A LOCOMOTIVE named after an Oscar-winning Mel Gibson film is on its way to the Cotswolds.

Gloucestershire Warwickshire Steam Railway is to welcome the British Railways Standard class 4 4-6-0 no.75014, named Braveheart, to it’s fleet for the first three months of the season.

The engine is expected to arrive at Toddington, Gloucestershire, in early March and will remain on the line until after the Cotswold Festival of Steam, May 12 to 14.

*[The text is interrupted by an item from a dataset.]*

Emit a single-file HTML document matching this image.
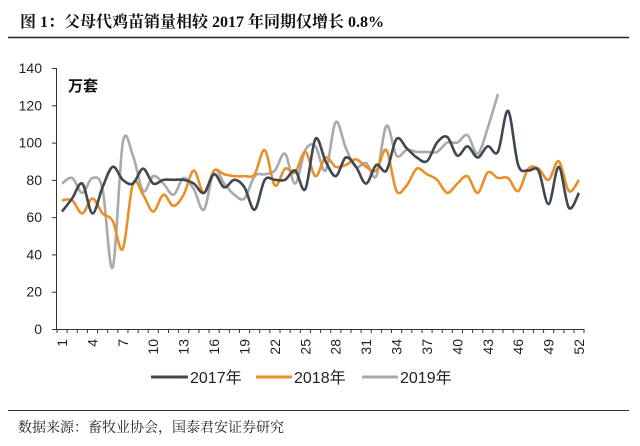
<!DOCTYPE html>
<html><head><meta charset="utf-8"><style>
body{margin:0;background:#fff;}
svg{display:block;font-family:"Liberation Sans","Noto Sans CJK SC",sans-serif;}
</style></head><body>
<svg id="c" width="640" height="446">
<text x="20" y="27" font-family="Liberation Serif,'Noto Serif CJK SC',serif" font-size="16" font-weight="bold" fill="#111">图 1：父母代鸡苗销量相较 2017 年同期仅增长 0.8%</text>
<line x1="8" y1="37.5" x2="629" y2="37.5" stroke="#222" stroke-width="1.5"/>
<line x1="8" y1="410.5" x2="629" y2="410.5" stroke="#333" stroke-width="1"/>
<text x="18" y="432" font-size="14" fill="#222" font-family="'Noto Serif CJK SC',serif">数据来源：畜牧业协会，国泰君安证券研究</text>
<text x="68" y="91" font-size="15" font-weight="bold" fill="#111">万套</text>
<g id="axes"></g>
<g id="lines"></g>
<g>
<line x1="151" y1="377" x2="188" y2="377" stroke="#3f4753" stroke-width="3"/>
<text x="190" y="383" font-size="16" fill="#222">2017年</text>
<line x1="256" y1="377" x2="292" y2="377" stroke="#e9902a" stroke-width="3"/>
<text x="294" y="383" font-size="16" fill="#222">2018年</text>
<line x1="362" y1="377" x2="398" y2="377" stroke="#aaaaaa" stroke-width="3"/>
<text x="400" y="383" font-size="16" fill="#222">2019年</text>
</g>
</svg>
<script>
const weeks = Array.from({length:52},(_,i)=>i+1);
const yTicks = [0,20,40,60,80,100,120,140];
const xLabels = [1,4,7,10,13,16,19,22,25,28,31,34,37,40,43,46,49,52];
const s2017 = [63,70,78,62,76,87,80,78,86,78,80,80,80,78,73,83,76,80,76,64,80,80,80,85,75,102,90,82,92,87,78,88,85,102,97,92,90,100,103,93,98,92,98,95,117,88,85,85,67,87,65,73];
const s2018 = [69,69,62,70,62,58,43,78,72,63,72,66,72,85,73,85,83,82,82,83,96,77,86,84,95,82,92,87,88,91,87,85,96,74,77,86,83,80,73,78,82,73,84,81,81,74,86,86,80,90,74,80];
const s2019 = [78,81,73,81,75,33,100,93,74,82,78,72,81,75,64,85,78,72,70,82,83,85,94,78,96,98,85,111,97,87,89,82,109,93,96,95,95,95,100,100,104,94,108,126];
const X0=62,X1=579,Y0=329,Y1=68;
const xs=w=>X0+(w-1)*(X1-X0)/51;
const ys=v=>Y0-v*(Y0-Y1)/140;
const NS="http://www.w3.org/2000/svg";
const axes=document.getElementById('axes'),lines=document.getElementById('lines');
function mk(t,a,p){const e=document.createElementNS(NS,t);for(const k in a)e.setAttribute(k,a[k]);p.appendChild(e);return e;}
const ya=mk('line',{x1:56.5,y1:Y1,x2:56.5,y2:Y0,stroke:'#333','stroke-width':1},axes);


const xa=mk('line',{x1:56.5,y1:Y0+.5,x2:X1+5,y2:Y0+.5,stroke:'#333','stroke-width':1},axes);


yTicks.forEach(v=>{
  const tk=mk('line',{x1:52,y1:ys(v)+.5,x2:56.5,y2:ys(v)+.5,stroke:'#333'},axes);
  
  
  const t=mk('text',{x:42,y:ys(v)+5,'text-anchor':'end','font-size':14,fill:'#222'},axes);
  t.textContent=v;
  
  
});
weeks.forEach(w=>{
  const tk=mk('line',{x1:xs(w)-5,y1:Y0,x2:xs(w)-5,y2:Y0+4,stroke:'#333'},axes);
  
  
});
mk('line',{x1:xs(52)+5,y1:Y0,x2:xs(52)+5,y2:Y0+4,stroke:'#333'},axes);
xLabels.forEach(w=>{
  const t=mk('text',{x:0,y:0,transform:`translate(${xs(w)+5},${Y0+10}) rotate(-90)`,'text-anchor':'end','font-size':14,fill:'#222'},axes);
  t.textContent=w;
  
  
});
function path(vals){
  const p=vals.map((v,i)=>[xs(i+1),ys(v)]);
  let d=`M${p[0][0]},${p[0][1]}`;
  for(let i=0;i<p.length-1;i++){
    const a=p[i-1]||p[i],b=p[i],c=p[i+1],e=p[i+2]||c;
    d+=` C${b[0]+(c[0]-a[0])/6},${b[1]+(c[1]-a[1])/6} ${c[0]-(e[0]-b[0])/6},${c[1]-(e[1]-b[1])/6} ${c[0]},${c[1]}`;
  }
  return d;
}
[[s2019,'#aaaaaa','line-2019'],[s2018,'#e9902a','line-2018'],[s2017,'#3f4753','line-2017']].forEach(([v,c,n])=>{
  const e=mk('path',{d:path(v),fill:'none',stroke:c,'stroke-width':2.6},lines);
  
  
});
</script>
</body></html>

Richard Johnson, Chairman of GWSR Plc said: “This will be a very welcome three-month addition to the GWSR’s locomotive fleet and we are very grateful to the Dartmouth Steam Railway & Riverboat Company for lending their locomotive to us. 

“It fills a gap left following the withdrawal of Great Western 2-8-0T no. 4270 on expiry of its boiler certificate in January this year and before the under-overhaul 1905-built 2-8-0 no. 2807 returns to service later in the year.

“75014 is in fact, an entirely appropriate engine to be on our railway as during the 1950s and 1960s, other members of the class regularly worked over our line and in the wider Cheltenham and Gloucester areas.”

No. 75014 was completed by British Railways at Swindon works in December 1951, where all 80 members of the class were built between 1951 and 1954.

It was allocated to a variety of London Midland and Western Region depots before eventually being sold in 1967 to Woodham Brothers’ scrap dealers.

The engine languished in their Barry, South Wales yard until 1981 when it was purchased by a consortium of preservationists from the North Yorkshire Moors Railway. 

Here, the engine was restored to main-line standard and it then spent some years working the ‘Jacobite’ service between Fort William and Mallaig in the Scottish West Highlands – the line over which the ‘Hogwarts Express’ scenes were shot for the Harry Potter films. 

In 2000, the engine was named Braveheart in recognition of the Mel Gibson film of the same name, which was also shot in the West Highlands.

Braveheart won five awards at the 68th Academy Awards, including Best Picture.

Then, in 2002, the locomotive was sold to the Dartmouth Steam Railway where it is now based.

GWSR train services start up from March 4 at weekends, running from Cheltenham Racecourse, through villages such as Winchcombe, en route to Broadway.